In the turbulence that societal inequality and climate chaos is creating the question arises whether entities of malevolence (low spirits) will gather in force. Ranil Senanayake, a systems ecologist has recalibrated the chemical formula for the burning of hydrocarbons to show how two biotic oxygen molecules attach to the release of a fossil carbon molecule, and how fossil hydrogen that resides with the fossil carbon forms new water vapour, a potent greenhouse gas that amplifies the effects of greenhouse warming. Oxygen, the breath of life is being stolen from the atmosphere. Stolen from our lungs. Senanayake draws on William Blake’s prophetic description of “the dark Satanic Mills” of the Industrial Revolution where “all the Arts of Life they changed in Arts of Death” and calls his equation The Satanic Formula.

‘As the dark inversion of divine mastery, a demon is a being that has no life of his own so survives only by capturing life.’

In the Medieval Model, demons are creatures of a middle nature between gods and men, and can act as intermediaries between the two. They inhabit the region between Earth and aether – the air, which extends upwards as far as the orbit of the moon. Beyond the moon is the realm of the angels, the translunary. Below, the sublunary filled with fallen angels or demons.

Medieval paintings and drawings depict an eye-boggling array of demonic creatures, some with with bat-like wings, snaking tails, hairy and horned monsters that have faces on abdomens and arses, extended claws and in some cases, enormous phalluses.

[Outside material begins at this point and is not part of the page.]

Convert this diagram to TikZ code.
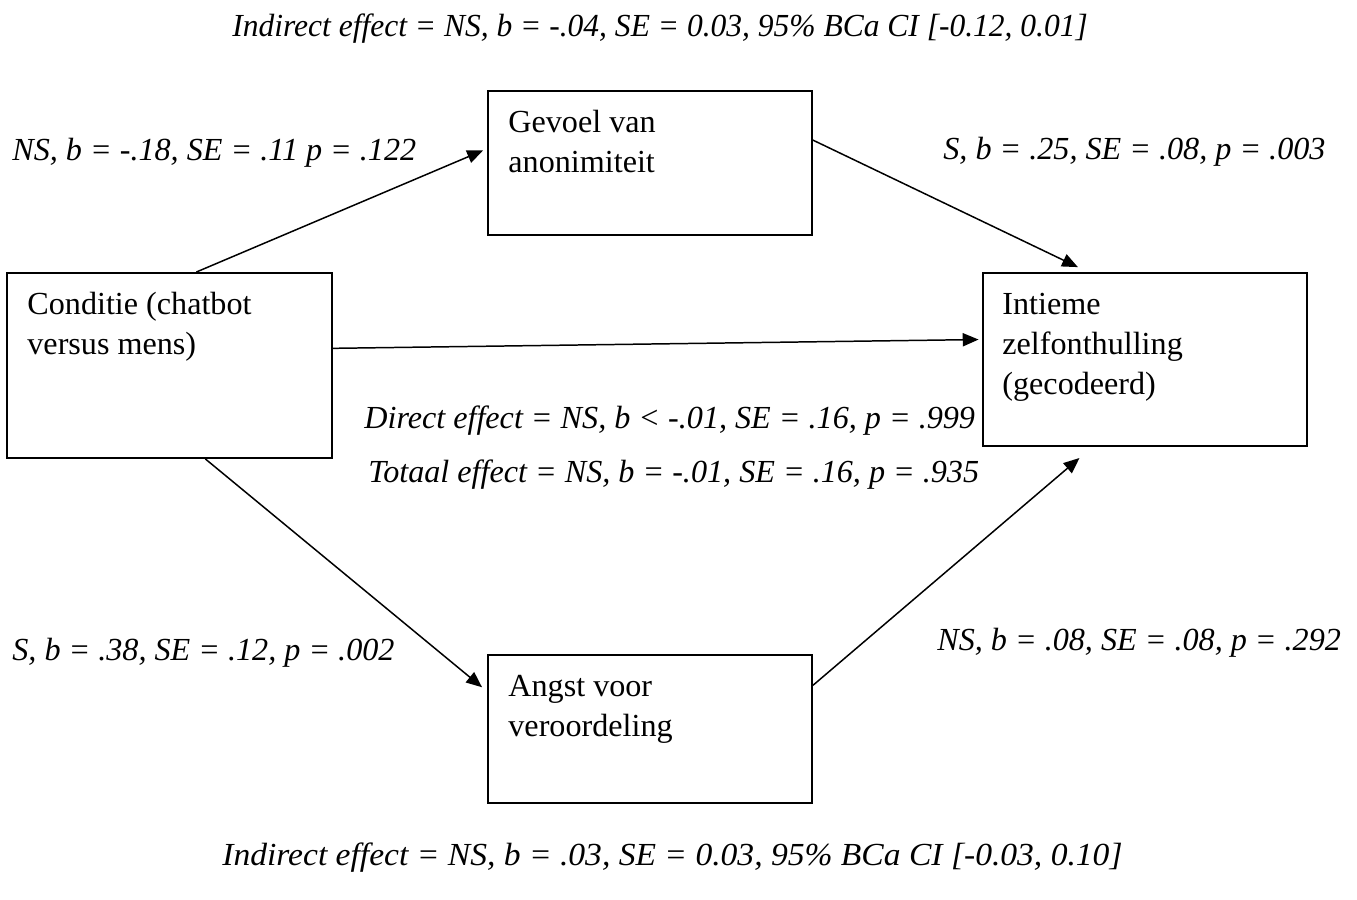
\documentclass[tikz,border=0pt]{standalone}
\usepackage{fontspec}
\setmainfont{Liberation Serif}
\usetikzlibrary{arrows.meta}

\begin{document}
\begin{tikzpicture}[x=0.02cm,y=-0.02cm,
  >={Triangle[length=9pt,width=7.5pt]},
  box/.style={draw,line width=1.1pt,rectangle,inner sep=0pt,minimum width=6.48cm},
  boxtext/.style={anchor=north west,inner sep=0pt,align=left,font=\fontsize{18.3pt}{22.7pt}\selectfont},
  stat/.style={anchor=base west,inner sep=0pt,font=\fontsize{18.3pt}{22.7pt}\selectfont\itshape},
  link/.style={->,line width=0.85pt}]
\useasboundingbox (0,0) rectangle (1357,900);
% boxes
\node[box,minimum width=6.5cm,minimum height=3.7cm](cond) at (169.5,365.5){};
\node[box,minimum height=2.88cm](gevoel) at (650,163){};
\node[box,minimum height=2.96cm](angst) at (650,729){};
\node[box,minimum height=3.46cm](intieme) at (1145,359.5){};
\node[boxtext](condtxt) at ([shift={(21,14)}]cond.north west){\strut Conditie (chatbot\\versus mens)};
\node[boxtext](gevoeltxt) at ([shift={(21,14)}]gevoel.north west){\strut Gevoel van\\anonimiteit};
\node[boxtext](angsttxt) at ([shift={(21,14)}]angst.north west){\strut Angst voor\\veroordeling};
\node[boxtext](intiemetxt) at ([shift={(20,14)}]intieme.north west){\strut Intieme\\zelfonthulling\\(gecodeerd)};
% paths
\draw[link,shorten >=2.5pt](cond.74)--(gevoel.175.4);
\draw[link,shorten >=6.5pt](gevoel.8.1)--(intieme.123.4);
\draw[link,shorten >=2pt](cond.6.9)--(intieme.173.5);
\draw[link,shorten >=3.7pt](cond.-69.7)--(angst.167.1);
\draw[link,shorten >=9.7pt](angst.15.9)--(intieme.-121.5);
% coefficients
\node[stat](topind) at (232,36){\scalebox{0.98}[1]{Indirect effect = NS, b = -.04, SE = 0.03, 95\% BCa CI [-0.12, 0.01]}};
\node[stat](a1) at (12,160){NS, b = -.18, SE = .11 p = .122};
\node[stat](b1) at (943,159){S, b = .25, SE = .08, p = .003};
\node[stat](direct) at (364,428){Direct effect = NS, b < -.01, SE = .16, p = .999};
\node[stat](totaal) at (368,482){Totaal effect = NS, b = -.01, SE = .16, p = .935};
\node[stat](a2) at (12,660){S, b = .38, SE = .12, p = .002};
\node[stat](b2) at (937,650){NS, b = .08, SE = .08, p = .292};
\node[stat](botind) at (222,865){\scalebox{1.044}[1]{Indirect effect = NS, b = .03, SE = 0.03, 95\% BCa CI [-0.03, 0.10]}};
\end{tikzpicture}
\end{document}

We are creating a tableau, crystalline ‘macrocosmic’ man above, a demon below. We are exploring the properties of sulphur as a material agent for the demon. Sulphur is a chemical element and most elemental sulphur is produced as a by-product of removing sulphur-containing contaminants from natural gas and petroleum. Bright yellow, when burned, sulphur melts into a blood-red liquid.

A third presence, a vulture wing is also an area of exploration, and we hope to include this in the tableau. Vultures, the stealer of eyes and brains from corpses, play an important role in the medieval world of magic and influence.

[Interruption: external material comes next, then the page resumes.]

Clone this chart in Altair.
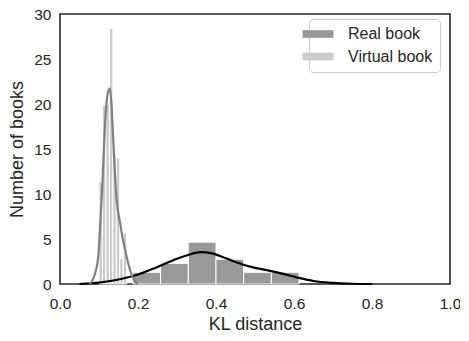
import altair as alt
import pandas as pd

# Histogram bins (density)
real_start = [0.187, 0.258, 0.329, 0.400, 0.471, 0.542]
real_end = [0.258, 0.329, 0.400, 0.471, 0.542, 0.613]
real_height = [1.3, 2.3, 4.65, 2.75, 1.3, 1.3]

virt_start = [0.1000, 0.1089, 0.1178, 0.1267, 0.1356, 0.1444, 0.1533, 0.1622]
virt_end = [0.1089, 0.1178, 0.1267, 0.1356, 0.1444, 0.1533, 0.1622, 0.1711]
virt_height = [11.4, 19.9, 20.0, 28.4, 14.3, 14.0, 2.8, 5.7]

# KDE curves
real_kde_x = [0.05, 0.10, 0.15, 0.20, 0.25, 0.30, 0.33, 0.36, 0.39, 0.42, 0.45,
              0.49, 0.53, 0.57, 0.61, 0.65, 0.70, 0.75, 0.80]
real_kde_y = [0.0, 0.15, 0.5, 1.05, 1.9, 2.8, 3.25, 3.55, 3.4, 2.95, 2.45,
              1.9, 1.55, 1.15, 0.7, 0.33, 0.12, 0.03, 0.0]

virt_kde_x = [0.075, 0.082, 0.090, 0.098, 0.103, 0.108, 0.113, 0.118, 0.123, 0.128,
              0.132, 0.136, 0.140, 0.144, 0.149, 0.154, 0.160, 0.166, 0.171, 0.180,
              0.188, 0.196, 0.200]
virt_kde_y = [0.0, 0.3, 1.2, 3.0, 6.5, 10.4, 15.5, 19.5, 21.3, 21.7,
              20.0, 16.5, 13.0, 10.0, 8.0, 6.8, 5.2, 4.0, 3.0, 1.5,
              0.6, 0.1, 0.0]

series = ["Real book", "Virtual book"]
colors = ["#999999", "#cccccc"]

bars = pd.DataFrame({
    "start": real_start + virt_start,
    "end": real_end + virt_end,
    "height": real_height + virt_height,
    "series": ["Real book"] * len(real_start) + ["Virtual book"] * len(virt_start),
    "order": [0] * len(real_start) + [1] * len(virt_start),
})
real_kde = pd.DataFrame({"x": real_kde_x, "y": real_kde_y})
virt_kde = pd.DataFrame({"x": virt_kde_x, "y": virt_kde_y})

xscale = alt.Scale(domain=[0, 1], nice=False, zero=False)
yscale = alt.Scale(domain=[0, 30], nice=False)

xaxis = alt.Axis(title="KL distance", values=[0, 0.2, 0.4, 0.6, 0.8, 1.0], format=".1f",
                 grid=False, ticks=False, domain=False, labelPadding=12,
                 labelFlush=False, labelOverlap=False)
yaxis = alt.Axis(title="Number of books", values=[0, 5, 10, 15, 20, 25, 30],
                 grid=False, ticks=False, domain=False, labelPadding=9,
                 labelFlush=False, labelOverlap=False, titlePadding=7)

rect = alt.Chart(bars).mark_rect(stroke="white", strokeWidth=1, opacity=1).encode(
    x=alt.X("start:Q", scale=xscale, axis=xaxis),
    x2="end:Q",
    y=alt.Y("height:Q", scale=yscale, axis=yaxis),
    y2=alt.datum(0),
    color=alt.Color("series:N", scale=alt.Scale(domain=series, range=colors),
                    legend=alt.Legend(title=None, orient="none", legendX=249, legendY=5,
                                      symbolType="M-2,-0.5L2,-0.5L2,0.5L-2,0.5Z",
                                      symbolSize=240, symbolStrokeWidth=0, symbolOpacity=1,
                                      symbolOffset=-6,
                                      labelFontSize=16, labelOffset=22, rowPadding=6.5,
                                      padding=7, strokeColor="#cccccc", cornerRadius=4,
                                      fillColor="white", labelColor="#262626")),
    order="order:Q",
)

line_real = alt.Chart(real_kde).mark_line(color="black", strokeWidth=2.2, interpolate="monotone").encode(
    x=alt.X("x:Q", scale=xscale), y=alt.Y("y:Q", scale=yscale))
line_virt = alt.Chart(virt_kde).mark_line(color="#808080", strokeWidth=2.2, interpolate="monotone").encode(
    x=alt.X("x:Q", scale=xscale), y=alt.Y("y:Q", scale=yscale))

chart = alt.layer(rect, line_real, line_virt).properties(
    width=390, height=270,
    autosize=alt.AutoSizeParams(type="none"),
    padding={"left": 52, "top": 6, "right": 10, "bottom": 57},
).configure_view(stroke="#262626", strokeWidth=1.6).configure_axis(
    labelFontSize=15.5, titleFontSize=18, labelFont="Liberation Sans", titleFont="Liberation Sans",
    labelColor="#262626", titleColor="#262626", titleFontWeight="normal",
).configure_legend(labelFont="Liberation Sans")

chart.save("out.html", embed_options={"renderer": "svg", "actions": False})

We are finding a strong chord that connects us to the medieval cosmos that Sophie Page has opened up to us, and our own preoccupations with planetary environmental crisis. What strikes us about the medieval mind is its extraordinary ability to vividly synthesize multiple views from different origins into a luminous, transparent, legible model. A work of art.

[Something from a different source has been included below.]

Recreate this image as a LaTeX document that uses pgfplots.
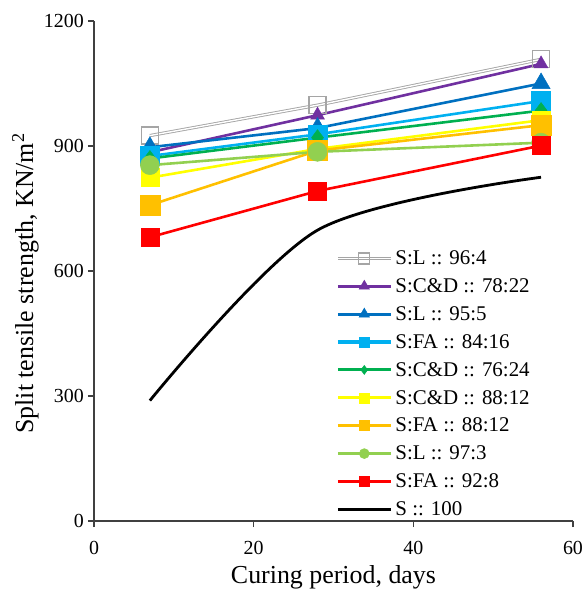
\documentclass[border=0pt]{standalone}
\usepackage{fontspec}
\setmainfont{Liberation Serif}
\usepackage{pgfplots}
\pgfplotsset{compat=1.18}

\definecolor{cGray}{HTML}{A5A5A5}
\definecolor{cPurple}{HTML}{7030A0}
\definecolor{cBlue}{HTML}{0070C0}
\definecolor{cLBlue}{HTML}{00B0F0}
\definecolor{cGreen}{HTML}{00B050}
\definecolor{cYellow}{HTML}{FFFF00}
\definecolor{cOrange}{HTML}{FFC000}
\definecolor{cLGreen}{HTML}{92D050}
\definecolor{cRed}{HTML}{FF0000}

\pgfplotsset{
  ser/.style={line width=2.6bp, color=#1, mark options={solid, fill=#1, draw=#1, line width=0.5bp}},
  grayser/.style={color=cGray, line width=0.9bp, double=white, double distance=1.4bp,
                  mark=square, mark options={solid, draw=cGray, fill=white, line width=1.3bp}},
}

\begin{document}
\begin{tikzpicture}
\begin{axis}[
  at={(0,0)}, anchor=origin,
  scale only axis, width=479bp, height=500bp,
  xmin=0, xmax=60, ymin=0, ymax=1200,
  xtick={0,20,40,60}, ytick={0,300,600,900,1200},
  xticklabels={\textrm{0},\textrm{20},\textrm{40},\textrm{60}},
  yticklabels={\textrm{0},\textrm{300},\textrm{600},\textrm{900},\textrm{1200}},
  axis lines=left, axis line style={-, line width=1.1bp, draw=black!75},
  tick align=outside, major tick length=6bp,
  tick style={line width=1.1bp, draw=black!75},
  tick label style={font=\fontsize{20}{24}\selectfont},
  xticklabel style={anchor=base, yshift=-27bp},
  yticklabel style={anchor=east, inner sep=0pt, xshift=-4bp},
  xlabel={Curing period, days},
  ylabel={Split tensile strength, KN/m\textsuperscript{2}},
  label style={font=\fontsize{26}{30}\selectfont},
  xlabel style={at={(axis description cs:0.5,-0.125)}, anchor=base},
  ylabel style={at={(axis description cs:-0.1273,0.475)}, anchor=base},
  clip=false,
  legend cell align=left,
  legend image code/.code={\draw[mark repeat=2, mark phase=2, #1]
      plot coordinates {(0bp,0bp) (26.5bp,0bp) (53bp,0bp)};},
  legend style={at={(rel axis cs:0.499,0.545)}, anchor=north west, draw=none, fill=none,
      font=\fontsize{21}{25}\selectfont, row sep=12.5bp, column sep=3bp,
      nodes={inner sep=0pt}},
]
% legend entries, drawn with smaller marks
\addlegendimage{grayser, mark size=5.5bp}
\addlegendentry{S:L :: 96:4}
\addlegendimage{ser=cPurple, mark=triangle*, mark size=6bp, line width=3bp}
\addlegendentry{S:C\&D :: 78:22}
\addlegendimage{ser=cBlue, mark=triangle*, mark size=6bp, line width=3bp}
\addlegendentry{S:L :: 95:5}
\addlegendimage{ser=cLBlue, mark=square*, mark size=5bp, line width=3bp}
\addlegendentry{S:FA :: 84:16}
\addlegendimage{ser=cGreen, mark=diamond*, mark size=4.5bp, line width=3bp}
\addlegendentry{S:C\&D :: 76:24}
\addlegendimage{ser=cYellow, mark=square*, mark size=5bp, line width=3bp}
\addlegendentry{S:C\&D :: 88:12}
\addlegendimage{ser=cOrange, mark=square*, mark size=5bp, line width=3bp}
\addlegendentry{S:FA :: 88:12}
\addlegendimage{ser=cLGreen, mark=*, mark size=5bp, line width=3bp}
\addlegendentry{S:L :: 97:3}
\addlegendimage{ser=cRed, mark=square*, mark size=5bp, line width=3bp}
\addlegendentry{S:FA :: 92:8}
\addlegendimage{line width=3bp, color=black}
\addlegendentry{S :: 100}

% S:L 96:4
\addplot[grayser, mark size=8.5bp, forget plot] coordinates {(7,925) (28,998) (56,1108)};
% S:C&D 78:22
\addplot[ser=cPurple, mark=triangle*, mark size=8bp, forget plot] coordinates {(7,885) (28,974) (56,1097)};
% S:L 95:5
\addplot[ser=cBlue, mark=triangle*, mark size=10.5bp, forget plot] coordinates {(7,897) (28,943) (56,1050)};
% S:FA 84:16
\addplot[ser=cLBlue, mark=square*, mark size=9.5bp, forget plot] coordinates {(7,876) (28,928) (56,1008)};
% S:C&D 76:24
\addplot[ser=cGreen, mark=diamond*, mark size=8bp, forget plot] coordinates {(7,870) (28,920) (56,985)};
% S:C&D 88:12
\addplot[ser=cYellow, mark=square*, mark size=9bp, forget plot] coordinates {(7,824) (28,893) (56,962)};
% S:FA 88:12
\addplot[ser=cOrange, mark=square*, mark size=10bp, forget plot] coordinates {(7,758) (28,889) (56,950)};
% S:L 97:3
\addplot[ser=cLGreen, mark=*, mark size=9.5bp, forget plot] coordinates {(7,854) (28,886) (56,908)};
% S:FA 92:8
\addplot[ser=cRed, mark=square*, mark size=9bp, forget plot] coordinates {(7,681) (28,792) (56,901)};
% S 100
\addplot[line width=2.8bp, color=black, smooth, forget plot] coordinates {(7,289) (28,698) (56,825)};
\end{axis}
\pgfresetboundingbox
\useasboundingbox (-94bp,-70bp) rectangle (491bp,521bp);
\end{tikzpicture}
\end{document}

Szerszynski suggests that our transformed planet ‘is coming to combine ontological multiplicity and interconnectedness in new ways.’

‘If the Earth is entering a new epoch, I would suggest it is one in which we will have to pay attention not only to our own gods, spirits or demons, but also to many others, distributed but increasingly cohered across a troubled planet.’

Our thinking is not to illustrate historically accurate renditions of the medieval universe, but to collapse time and find where the medieval still lays claim to our imagination. Overlay and transgression are methods to open up and reveal new artistic interpretations of a medieval cosmos that now seems so much closer to us than we could ever have thought.